The second passage describes a delay that has puzzled many readers of Lurianic literature. Before the Line could bond fully with the Residue, the Residue had to be granted room to express everything within it, including whatever evil could possibly develop out of its own potential. Only after this exhausting expression could the Residue be cleansed of those latent possibilities. Only then could the Line and the Residue join in the complete and unified configuration that the system requires. The shattering of the vessels fits inside this account as the dramatic moment when the Residue's unrectified capacity broke out into visible form, a phase the system itself demanded so that hidden flaws could surface and be cleared.

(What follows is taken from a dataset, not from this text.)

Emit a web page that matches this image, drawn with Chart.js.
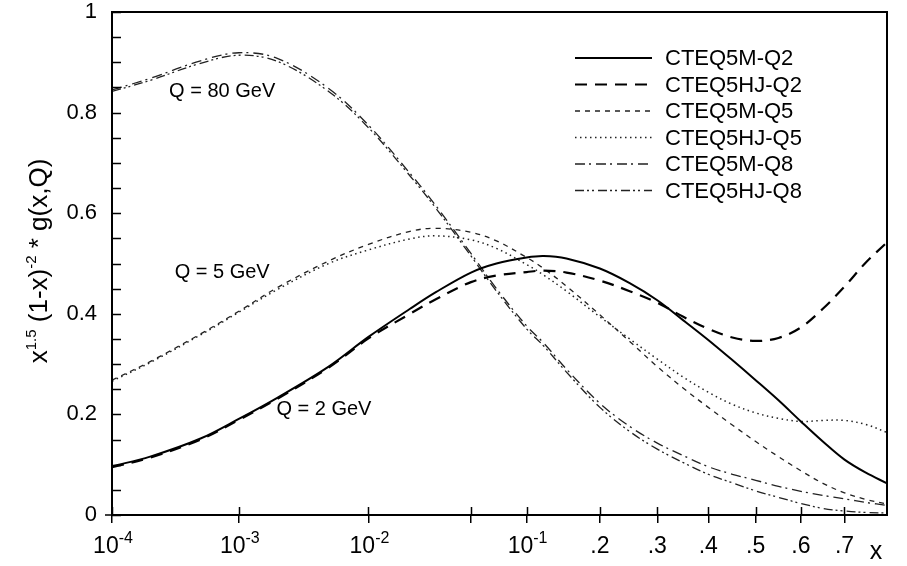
<!DOCTYPE html>
<html>
<head>
<meta charset="utf-8">
<script src="https://cdn.jsdelivr.net/npm/chart.js@4.4.1/dist/chart.umd.min.js"></script>
<style>
  html, body { margin: 0; padding: 0; background: #fff; }
  #wrap { width: 907px; height: 566px; }
</style>
</head>
<body>
<div id="wrap"><canvas id="grafico" width="907" height="566"></canvas></div>
<script>
const xValues = [1e-4, 2e-4, 5e-4, 1e-3, 2e-3, 5e-3, 1e-2, 2e-2, 3e-2, 5e-2, 7e-2, 0.1, 0.12, 0.15,
                 0.2, 0.25, 0.3, 0.35, 0.4, 0.45, 0.5, 0.55, 0.6, 0.65, 0.7, 0.75, 0.8];

const q2M  = [0.097, 0.116, 0.152, 0.191, 0.233, 0.295, 0.354, 0.410, 0.443, 0.482, 0.500, 0.512, 0.515, 0.510,
              0.490, 0.461, 0.427, 0.387, 0.348, 0.308, 0.268, 0.228, 0.186, 0.146, 0.110, 0.084, 0.063];
const q2HJ = [0.095, 0.114, 0.150, 0.189, 0.231, 0.293, 0.351, 0.400, 0.429, 0.463, 0.476, 0.483, 0.486, 0.482,
              0.466, 0.445, 0.422, 0.394, 0.370, 0.353, 0.346, 0.352, 0.373, 0.410, 0.454, 0.502, 0.542];
const q5M  = [0.268, 0.305, 0.360, 0.405, 0.452, 0.505, 0.538, 0.564, 0.570, 0.562, 0.545, 0.512, 0.490, 0.455,
              0.398, 0.345, 0.295, 0.252, 0.214, 0.179, 0.146, 0.116, 0.088, 0.063, 0.044, 0.031, 0.022];
const q5HJ = [0.266, 0.303, 0.358, 0.403, 0.448, 0.500, 0.527, 0.549, 0.555, 0.547, 0.530, 0.498, 0.477, 0.445,
              0.394, 0.350, 0.310, 0.274, 0.244, 0.220, 0.203, 0.192, 0.186, 0.188, 0.188, 0.180, 0.164];
const q8M  = [0.845, 0.868, 0.903, 0.919, 0.908, 0.848, 0.775, 0.679, 0.615, 0.520, 0.450, 0.376, 0.342, 0.290,
              0.222, 0.176, 0.143, 0.118, 0.096, 0.081, 0.069, 0.057, 0.047, 0.039, 0.032, 0.025, 0.019];
const q8HJ = [0.842, 0.864, 0.898, 0.914, 0.902, 0.842, 0.770, 0.674, 0.610, 0.515, 0.445, 0.370, 0.336, 0.284,
              0.214, 0.166, 0.131, 0.104, 0.081, 0.064, 0.048, 0.035, 0.023, 0.013, 0.008, 0.005, 0.004];

const seriesNames = ['CTEQ5M-Q2', 'CTEQ5HJ-Q2', 'CTEQ5M-Q5', 'CTEQ5HJ-Q5', 'CTEQ5M-Q8', 'CTEQ5HJ-Q8'];

// '^' marks the start of a superscript
const xTickValues = [1e-4, 1e-3, 1e-2, 0.05, 0.1, 0.2, 0.3, 0.4, 0.5, 0.6, 0.7];
const xTickLabels = ['10^-4', '10^-3', '10^-2', '', '10^-1', '.2', '.3', '.4', '.5', '.6', '.7'];
const yTickValues = [0, 0.2, 0.4, 0.6, 0.8, 1];
const yTickLabels = ['0', '0.2', '0.4', '0.6', '0.8', '1'];

const curveLabels = ['Q = 80 GeV', 'Q = 5 GeV', 'Q = 2 GeV'];
const curveLabelX = [7.4e-4, 7.4e-4, 4.6e-3];
const curveLabelY = [0.841, 0.483, 0.209];

const FONT = '"Liberation Sans", Arial, "DejaVu Sans", sans-serif';

// log at small x, close to linear at large x
function warp(x) { return Math.log10(x) + 2.78 * x; }

class LogLinScale extends Chart.Scale {
    parse(raw) { return +raw; }
    determineDataLimits() {
        this.min = this.options.min;
        this.max = this.options.max;
    }
    buildTicks() {
        return xTickValues.map(v => ({ value: v }));
    }
    configure() {
        super.configure();
        this._wMin = warp(this.min);
        this._wMax = warp(this.max);
    }
    getLabelForValue(v) { return String(v); }
    getPixelForTick(i) { return this.getPixelForValue(this.ticks[i].value); }
    getPixelForValue(v) {
        return this.getPixelForDecimal((warp(v) - this._wMin) / (this._wMax - this._wMin));
    }
    getValueForPixel(p) {
        const target = this._wMin + this.getDecimalForPixel(p) * (this._wMax - this._wMin);
        let lo = Math.log10(this.min), hi = Math.log10(this.max);
        for (let k = 0; k < 50; k++) {
            const mid = (lo + hi) / 2;
            if (warp(Math.pow(10, mid)) < target) lo = mid; else hi = mid;
        }
        return Math.pow(10, (lo + hi) / 2);
    }
}
LogLinScale.id = 'loglin';
LogLinScale.defaults = {};
Chart.register(LogLinScale);

// text runs centred on x, superscripts raised by 'rise'
function drawRich(ctx, parts, x, y, rise) {
    let w = 0;
    parts.forEach(p => { ctx.font = p.size + 'px ' + FONT; w += ctx.measureText(p.t).width; });
    let cx = x - w / 2;
    parts.forEach(p => {
        ctx.font = p.size + 'px ' + FONT;
        ctx.fillText(p.t, cx, y - (p.sup ? rise : 0));
        cx += ctx.measureText(p.t).width;
    });
}

const overlay = {
    id: 'overlay',
    afterDraw(chart) {
        const { ctx, chartArea: a, scales } = chart;
        const sx = scales.x, sy = scales.y;
        ctx.save();
        ctx.strokeStyle = '#000';
        ctx.fillStyle = '#000';
        ctx.lineWidth = 2;
        ctx.strokeRect(a.left, a.top, a.right - a.left, a.bottom - a.top);

        ctx.lineWidth = 1.5;
        ctx.beginPath();
        sx.ticks.forEach((t, i) => {
            const px = Math.round(sx.getPixelForTick(i)) + 0.5;
            ctx.moveTo(px, a.bottom - 8); ctx.lineTo(px, a.bottom);
        });
        sy.ticks.forEach((t, i) => {
            const py = Math.round(sy.getPixelForTick(i)) + 0.5;
            ctx.moveTo(a.left, py); ctx.lineTo(a.left + 9, py);
        });
        ctx.moveTo(a.left - 7, a.bottom); ctx.lineTo(a.left, a.bottom);
        ctx.stroke();

        // x tick labels with superscripts
        ctx.textAlign = 'left';
        ctx.textBaseline = 'alphabetic';
        sx.ticks.forEach((t, i) => {
            const s = xTickLabels[i];
            if (!s) return;
            const bits = s.split('^');
            const parts = [{ t: bits[0], size: 23 }];
            if (bits[1]) parts.push({ t: bits[1], size: 16, sup: true });
            drawRich(ctx, parts, sx.getPixelForTick(i) + (bits[1] ? 1 : 0), 553, 10);
        });

        // legend
        ctx.textBaseline = 'middle';
        ctx.font = '22px ' + FONT;
        chart.data.datasets.forEach((ds, i) => {
            const ly = 58 + i * 26.5;
            ctx.save();
            ctx.strokeStyle = ds.borderColor;
            ctx.lineWidth = ds.borderWidth;
            ctx.setLineDash(ds.borderDash || []);
            ctx.beginPath();
            ctx.moveTo(575, ly); ctx.lineTo(652, ly);
            ctx.stroke();
            ctx.restore();
            ctx.fillText(ds.label, 665, ly + 1);
        });

        // curve labels
        ctx.textAlign = 'center';
        ctx.font = '20px ' + FONT;
        curveLabels.forEach((t, i) => {
            ctx.fillText(t, sx.getPixelForValue(curveLabelX[i]), sy.getPixelForValue(curveLabelY[i]));
        });

        // axis titles
        ctx.font = '25px ' + FONT;
        ctx.fillText('x', 876, 552);

        ctx.save();
        ctx.translate(39, 261);
        ctx.rotate(-Math.PI / 2);
        ctx.textAlign = 'left';
        ctx.textBaseline = 'alphabetic';
        drawRich(ctx, [
            { t: 'x', size: 26 },
            { t: '1.5', size: 15, sup: true },
            { t: ' (1-x)', size: 26 },
            { t: '-2', size: 15, sup: true },
            { t: ' * g(x,Q)', size: 26 }
        ], 0, 8, 11);
        ctx.restore();
        ctx.restore();
    }
};

const allSeries = [q2M, q2HJ, q5M, q5HJ, q8M, q8HJ];
const dashes = [[], [12, 8], [5, 5], [1.5, 3.5], [10, 4, 2, 5], [9, 3, 2, 3, 2, 4]];
const widths = [2, 2.2, 1.3, 1.5, 1.3, 1.3];
const colors = ['#000', '#000', '#222', '#222', '#222', '#222'];

window.onload = function () {
    const ctx = document.getElementById('grafico').getContext('2d');
    const grafico = new Chart(ctx, {
        type: 'line',
        data: {
            datasets: allSeries.map((s, k) => ({
                label: seriesNames[k],
                data: xValues.map((x, i) => ({ x: x, y: s[i] })),
                borderColor: colors[k],
                borderWidth: widths[k],
                borderDash: dashes[k],
                pointRadius: 0,
                fill: false,
                tension: 0.35
            }))
        },
        options: {
            responsive: false,
            animation: false,
            events: [],
            layout: { padding: { left: 0, top: 12, right: 20, bottom: 0 } },
            plugins: { legend: { display: false }, tooltip: { enabled: false } },
            scales: {
                x: {
                    type: 'loglin',
                    min: 1e-4,
                    max: 0.8,
                    afterFit: s => { s.height = 51; s.paddingLeft = 0; s.paddingRight = 0; },
                    border: { display: true, color: '#000', width: 2 },
                    grid: { drawOnChartArea: false, drawTicks: true, tickLength: 8, color: '#000', lineWidth: 1.5 },
                    ticks: {
                        autoSkip: false, maxRotation: 0, color: '#000',
                        font: { family: FONT, size: 23 },
                        callback: () => ''   // drawn by the overlay plugin, with superscripts
                    }
                },
                y: {
                    min: 0,
                    max: 1,
                    afterFit: s => { s.width = 112; s.paddingTop = 0; s.paddingBottom = 0; },
                    border: { display: true, color: '#000', width: 2 },
                    grid: { drawOnChartArea: false, drawTicks: false },
                    ticks: {
                        stepSize: 0.05, padding: 15, color: '#000',
                        font: { family: FONT, size: 22, lineHeight: 1 },
                        callback: v => {
                            const k = yTickValues.findIndex(t => Math.abs(t - v) < 1e-6);
                            return k >= 0 ? yTickLabels[k] : '';
                        }
                    }
                }
            }
        },
        plugins: [overlay]
    });
};
</script>
</body>
</html>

How Preservation Carries the Light Across the Break
The most striking line in the second teaching is also the most consoling. After the breakage, after the descent into roughness and division, the Line will rejoin the Residue in a complete bond, and the light will shine afterward as it shone before the vessels broke. Nothing of the original radiance is lost. The work of tikkun, of rectification, does not produce a diminished version of what came before. It produces the same brilliance, now resting on a foundation that has been tested and cleansed.
This is the preservation argument that runs quietly through the whole of Kalach Pitchei Chokhmah. The garments preserve the higher light by giving it forms in which it can act on the worlds below. The interval before the Line and Residue fully bond preserves the eventual repair by surfacing whatever would otherwise have stayed buried. Ramchal treats preservation as the through-line that justifies every intermediate stage, asking the student to hold the full arc at once, the cloaked descent, the painful exposure, and the radiant return, as parts of one design.
When the System Becomes a Practical Teaching
Although these passages are written in technical language, their practical resonance is hard to miss. The kabbalist who studies them learns to read garments without confusing concealment for absence, and to read setbacks without confusing rupture for ruin. Both teachings discipline the imagination away from the simple binaries that beginners bring to mystical material.
Read alongside one another, the two openings sketch a single mystical movement. Light steps down through garments that present it in usable form. The downward step requires a moment of separation in which something less than light is allowed to surface and then be cleared. The final bond restores the original radiance to the now-rectified structure. The Kabbalah of Kalach Pitchei Chokhmah, on this reading, is a sustained meditation on how the supernal world stays whole by passing through the very breaks that seem to threaten it.